Chaque année, plus de 6.000 personnes sont conduites dans la zone d'attente pour personnes en instance (Zapi). S'ils ne sont pas reconduites vers leur pays d’origine ou de provenance au bout de quatre jours, ces étrangers doivent ensuite passer devant un juge des libertés et de la détention, qui doit décider ou non de leur maintien dans la Zapi. Le temps pour l'administration de statuer sur leur demande d'asile, par exemple. Les personnes jugées peuvent faire appel à un avocat et, pour motiver la décision du magistrat, les membres de leur famille sont souvent appelés à témoigner ou à apporter des pièces justificatives. Avec la mise en place d'audiences dans cette annexe, de nombreuses voix s'élèvent pour dénoncer "une justice éloignée".
"C'est l'enfer pour se rendre à cette annexe", tranche Laurence Roques. "Pour les avocats, c'est déjà compliqué de s'y rendre. Alors imaginez pour des familles qui ne maîtrisent pas parfaitement le français ou qui viennent en bus. C'est inaccessible, elles ne viendront pas et n'apporteront pas les documents nécessaires pour leur proche."
Cette situation fait alors craindre que la publicité des débats, l'un des principes fondamentaux du fonctionnement de la justice, ne soit pas respectée. "Ces audiences et cette justice vont se faire dans la plus grande indifférence", estime l'avocate spécialisée en droit des étrangers. "C'est comme si on jugeait les gardés à vue dans les commissariats. Le lieu sera sous contrôle de la police aux frontières. C'est une nouvelle fois la démonstration de la mainmise du ministère de l'Intérieur sur l'institution judiciaire."
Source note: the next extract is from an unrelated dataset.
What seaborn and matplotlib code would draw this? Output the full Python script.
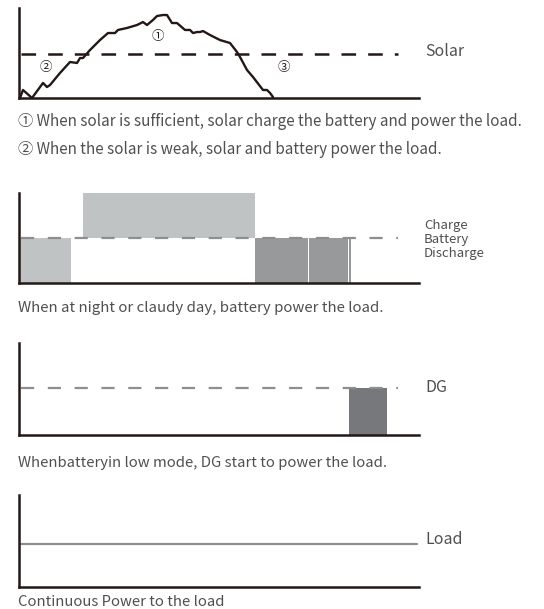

Le Défenseur des droits réservé
Mardi dernier, le Défenseur des droits a recommandé que l'ouverture de la salle annexe du tribunal de grande instance de Bobigny soit reportée, considérant "que les garanties procédurales fondamentales ne sont à ce jour pas réunies pour permettre la tenue des audiences".
Jacques Toubon estime que les principes du bon fonctionnement de la justice" sont susceptibles d'être gravement compromis par le dispositif procédural actuel et les modalités fonctionnelles d'ouverture de cette salle (...) située dans une zone d'accessibilité réduite". Le Défenseur s'inquiète également de la prise en charge des mineurs.
"Beaucoup de travaux qui ont été faits correspondent exactement aux recommandations qui ont été effectuées", assure Nicole Belloubet, la ministre de la Justice, citant "travaux de signalisation, travaux d’isolement et des transports qui ont été améliorés".